On New Year’s Eve 2022, while many were watching the ball drop in NYC, or fireworks in Las Vegas, I found myself outside in the rain, holding a screw gun and cursing like a sailor, watching my pool fill with silt laden rain runoff.

You see, this New Year’s Eve, we received about three inches of rain here in Los Angeles.

To those of you living in more normal climates, this probably sounds pretty mild for December 31. But to those of us who have been living in Los Angeles for the past decade plus, this was unusual to say the least. We are in the midst of a massive drought, almost a decade long now, and rain beyond the occasional sprinkle, even in the winter, just doesn’t happen that often.

So, why did I go out in this rain? Well, our house was built in 1961. It has a pitched roof, and rain gutters, with ample drains, but nobody had really looked at those gutters or drains in a long, long time. We have lived here 9 years and had only really looked at them once when we first moved in. Cleared the leaves in them and went about our business enjoying Los Angeles’s notoriously perfect weather.

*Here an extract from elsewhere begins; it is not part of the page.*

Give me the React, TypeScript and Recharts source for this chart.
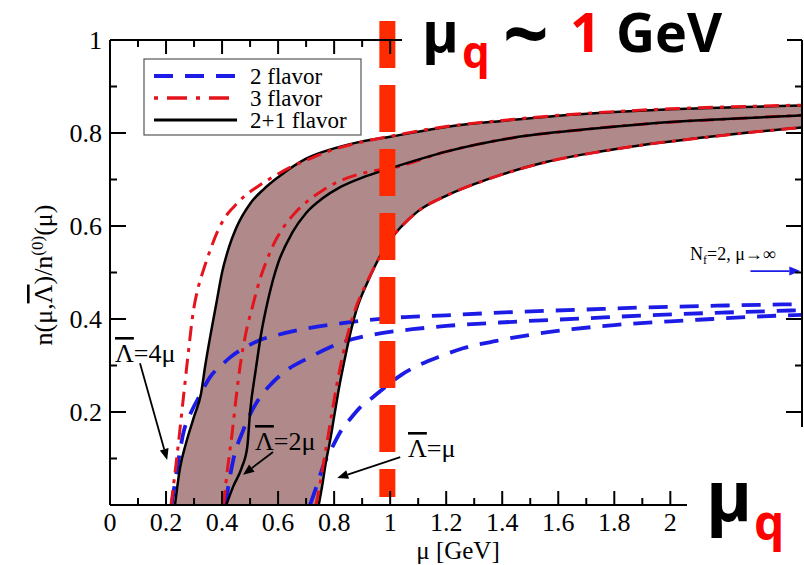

But the reality is, even with great weather, drains still need maintenance. Several of the gutters had filled with silt and detritus from the roof. Heck we even saw an ivy plant grow out of one corner.

And on NYC, one of the down spouts was clearly just not draining at all. The corner of it overhangs the pool, and we could hear it dumping into the pool like a hose had been turned on.

There was concern that the pool might overflow with this added in-flow, and a flooding pool is a flooded house, so, at 10pm, in the rain, this part time handyman decided it was time to check it out. This could be bad. What if the drains are clogged elsewhere?

So I grabbed my trusty drill-driven drain snake, dressed in waterproof clothing, and stomped out into the rainy night.

I stuck my snake in, and a big clump of dirt gave way immediately. Water started rushing down the down spout. Hooray! I moved on to the other down spouts and they were all clear.

But the splashing resumed a minute later. It was as if it had never been unclogged.

In went the drain snake again, and this time, it went 3 feet in. I jiggled it and pushed and it was stopped, so I began running the drill. It freed a few more feet down, twisting through a few curves. More water rushing through, but then a repeat, it backed up as I was removing the snake.

I shoved it back in and ran the drill at full speed, pushing and pulling, trying to remove the clog. It was bigger, and more stubborn. I knew in my head that if it’s really thick, more than a few inches, this snake will never release it. But I pressed on. It’s raining. I’m out here. It’s NYE and plumbers are gonna charge a fortune. Just Fucking Do It..

The drill strained. I pushed too hard, and I failed to notice the wire coil inside the snake starting to bind up. This should trigger a reverse, to ease the tension on the spring inside the snake, but I was too engrossed in pushing. In fact this snake is better with two people, one to watch the coil, and one to push and pull, but my wife was inside watching Miley and Dolly sing, and I was almost done, why call for help?

The snake twisted in on itself, and the wire pulled out, ruining the snake, and making the snake, all 8 feet that were in the drain pipe, as rigid as a steel bar. It was stuck. So now, we have a clogged drain, and a broken snake.

Fuck it. I detached the drill, packed up my stuff and hoped that what I had cleared would at least be helpful as the rain slowed later and we wouldn’t have the pool flood after all.

Fast forward to Jan 2, the rain has stopped and I dismantled the drain to remove the broken snake.

Inside the drain, I found six feet of what looked like 30 year old silt and roots, heavily compacted. Water drained through it at about 1mm per minute. I spent 2 hours dismantling and clearing the down spout, and then turned to the drain. The drain is also compacted, who knows how far. This is a job for professionals, and they’ll be here later in the week to finish the job.

This story reminds me of being on call for technical operations. Something alerts, and you open it up, employing your usual playbook of seemingly related remedies. But this time, it doesn’t work. In fact, it makes things worse. You aren’t an expert, just a reasonably capable person with access to tools and pressure to succeed. You may be in over your head, but escalation has psychological and maybe financial barriers, so you keep working on it, thinking you can do it, making things even worse.

So, make sure you clean out your services’ rain gutters. Even if there’s a drought, even when you aren’t expecting trouble, just remember why you have those systems. Fake an incident, do a table-top exercise, maybe make sure your backups are actually working. Whatever it is, allocate some time to it while the sun is shining. Because you’re much more likely to break something if you wait until a massive rain storm.

And also, remember that when there’s extra pressure, that’s the most important time to escalate. It’s raining, it’s a special night, you don’t want to be fixing stuff, and you know others don’t either. But escalate anyway. Call the other senior engineers. Call the plumber. Get the experts on the phone and make sure you don’t make one emergency in to two.